Copy out each line exactly; pictures stay out of the copy.

━━━━━━━━━━━━━━━━━━━━━━━━━━━━━━

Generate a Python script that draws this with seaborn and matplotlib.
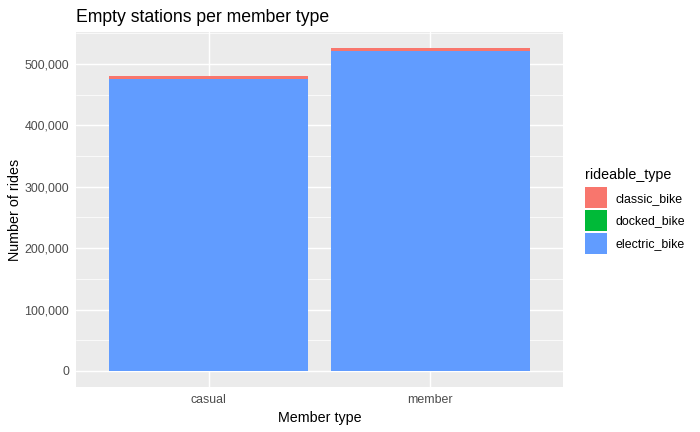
import matplotlib
matplotlib.use("Agg")
import matplotlib.pyplot as plt
from matplotlib.ticker import FuncFormatter, MultipleLocator
import seaborn as sns
import pandas as pd

member_types = ["casual", "member"]
rideable_types = ["classic_bike", "docked_bike", "electric_bike"]
classic_bike = [4900, 4900]
docked_bike = [0, 0]
electric_bike = [475600, 521100]
palette = ["#F8766D", "#00BA38", "#619CFF"]

rows = []
for i, m in enumerate(member_types):
    for t, vals in zip(rideable_types, [classic_bike, docked_bike, electric_bike]):
        rows.append({"member_casual": m, "rideable_type": t, "rides": vals[i]})
df = pd.DataFrame(rows)

sns.set_theme(style="darkgrid")
plt.rcParams["font.family"] = ["Liberation Sans", "DejaVu Sans"]

fig = plt.figure(figsize=(7, 4.32), dpi=100)
fig.patch.set_facecolor("white")
W, H = 700, 432
ax = fig.add_axes([76 / W, 1 - 387 / H, (563 - 76) / W, (387 - 32) / H])
ax.set_facecolor("#EBEBEB")

sns.histplot(data=df, x="member_casual", hue="rideable_type", weights="rides",
             hue_order=rideable_types, palette=palette, multiple="stack",
             discrete=True, shrink=0.9, alpha=1, linewidth=0, ax=ax)

total_max = max(c + d + e for c, d, e in zip(classic_bike, docked_bike, electric_bike))
ax.set_ylim(-0.05 * total_max, 1.05 * total_max)
ax.set_xlim(-0.6, 1.6)
ax.set_xticks([0, 1])
ax.set_xticklabels(member_types)
ax.yaxis.set_major_locator(MultipleLocator(100000))
ax.yaxis.set_minor_locator(MultipleLocator(50000))
ax.yaxis.set_major_formatter(FuncFormatter(lambda v, p: f"{int(v):,}"))

ax.set_axisbelow(True)
ax.grid(which="major", color="white", linewidth=1.02)
ax.grid(which="minor", axis="y", color="white", linewidth=0.51)
ax.grid(which="minor", axis="x", visible=False)
for s in ax.spines.values():
    s.set_visible(False)
ax.tick_params(axis="both", which="major", length=2.65, width=1.02, color="#333333",
               labelcolor="#4D4D4D", labelsize=8.9, pad=2.3)
ax.tick_params(axis="y", which="minor", length=0)
ax.set_xlabel("")
ax.set_ylabel("")

fig.text(76 / W, 1 - 21.5 / H, "Empty stations per member type", fontsize=12.7,
         ha="left", va="baseline", color="black")
fig.text(319.5 / W, 1 - 422.3 / H, "Member type", fontsize=10.3,
         ha="center", va="baseline", color="black")
fig.text(15.5 / W, 1 - 209.5 / H, "Number of rides", fontsize=10.3, rotation=90,
         ha="center", va="center", color="black")
fig.text(585 / W, 1 - 179 / H, "rideable_type", fontsize=10.3,
         ha="left", va="baseline", color="black")

sns.move_legend(ax, loc="upper left", bbox_to_anchor=(585 / W, 1 - 187.3 / H),
                bbox_transform=fig.transFigure, frameon=False, title=None,
                fontsize=8.9, handlelength=1.78,
                handleheight=2.24, labelspacing=0.14, handletextpad=0.70,
                borderpad=0, borderaxespad=0)
leg = ax.get_legend()
for h in leg.legend_handles:
    h.set_linewidth(0)
    h.set_alpha(1)
for t in leg.get_texts():
    t.set_color("black")

fig.savefig("out.png", dpi=100)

━━━━━━━━━━━━━━━━━━━━━━━━━━━━━━

**Complete output:**
Generate a Python script that draws this with seaborn and matplotlib.
import matplotlib
matplotlib.use("Agg")
import matplotlib.pyplot as plt
from matplotlib.ticker import FuncFormatter, MultipleLocator
import seaborn as sns
import pandas as pd

member_types = ["casual", "member"]
rideable_types = ["classic_bike", "docked_bike", "electric_bike"]
classic_bike = [4900, 4900]
docked_bike = [0, 0]
electric_bike = [475600, 521100]
palette = ["#F8766D", "#00BA38", "#619CFF"]

rows = []
for i, m in enumerate(member_types):
    for t, vals in zip(rideable_types, [classic_bike, docked_bike, electric_bike]):
        rows.append({"member_casual": m, "rideable_type": t, "rides": vals[i]})
df = pd.DataFrame(rows)

sns.set_theme(style="darkgrid")
plt.rcParams["font.family"] = ["Liberation Sans", "DejaVu Sans"]

fig = plt.figure(figsize=(7, 4.32), dpi=100)
fig.patch.set_facecolor("white")
W, H = 700, 432
ax = fig.add_axes([76 / W, 1 - 387 / H, (563 - 76) / W, (387 - 32) / H])
ax.set_facecolor("#EBEBEB")

sns.histplot(data=df, x="member_casual", hue="rideable_type", weights="rides",
             hue_order=rideable_types, palette=palette, multiple="stack",
             discrete=True, shrink=0.9, alpha=1, linewidth=0, ax=ax)

total_max = max(c + d + e for c, d, e in zip(classic_bike, docked_bike, electric_bike))
ax.set_ylim(-0.05 * total_max, 1.05 * total_max)
ax.set_xlim(-0.6, 1.6)
ax.set_xticks([0, 1])
ax.set_xticklabels(member_types)
ax.yaxis.set_major_locator(MultipleLocator(100000))
ax.yaxis.set_minor_locator(MultipleLocator(50000))
ax.yaxis.set_major_formatter(FuncFormatter(lambda v, p: f"{int(v):,}"))

ax.set_axisbelow(True)
ax.grid(which="major", color="white", linewidth=1.02)
ax.grid(which="minor", axis="y", color="white", linewidth=0.51)
ax.grid(which="minor", axis="x", visible=False)
for s in ax.spines.values():
    s.set_visible(False)
ax.tick_params(axis="both", which="major", length=2.65, width=1.02, color="#333333",
               labelcolor="#4D4D4D", labelsize=8.9, pad=2.3)
ax.tick_params(axis="y", which="minor", length=0)
ax.set_xlabel("")
ax.set_ylabel("")

fig.text(76 / W, 1 - 21.5 / H, "Empty stations per member type", fontsize=12.7,
         ha="left", va="baseline", color="black")
fig.text(319.5 / W, 1 - 422.3 / H, "Member type", fontsize=10.3,
         ha="center", va="baseline", color="black")
fig.text(15.5 / W, 1 - 209.5 / H, "Number of rides", fontsize=10.3, rotation=90,
         ha="center", va="center", color="black")
fig.text(585 / W, 1 - 179 / H, "rideable_type", fontsize=10.3,
         ha="left", va="baseline", color="black")

sns.move_legend(ax, loc="upper left", bbox_to_anchor=(585 / W, 1 - 187.3 / H),
                bbox_transform=fig.transFigure, frameon=False, title=None,
                fontsize=8.9, handlelength=1.78,
                handleheight=2.24, labelspacing=0.14, handletextpad=0.70,
                borderpad=0, borderaxespad=0)
leg = ax.get_legend()
for h in leg.legend_handles:
    h.set_linewidth(0)
    h.set_alpha(1)
for t in leg.get_texts():
    t.set_color("black")

fig.savefig("out.png", dpi=100)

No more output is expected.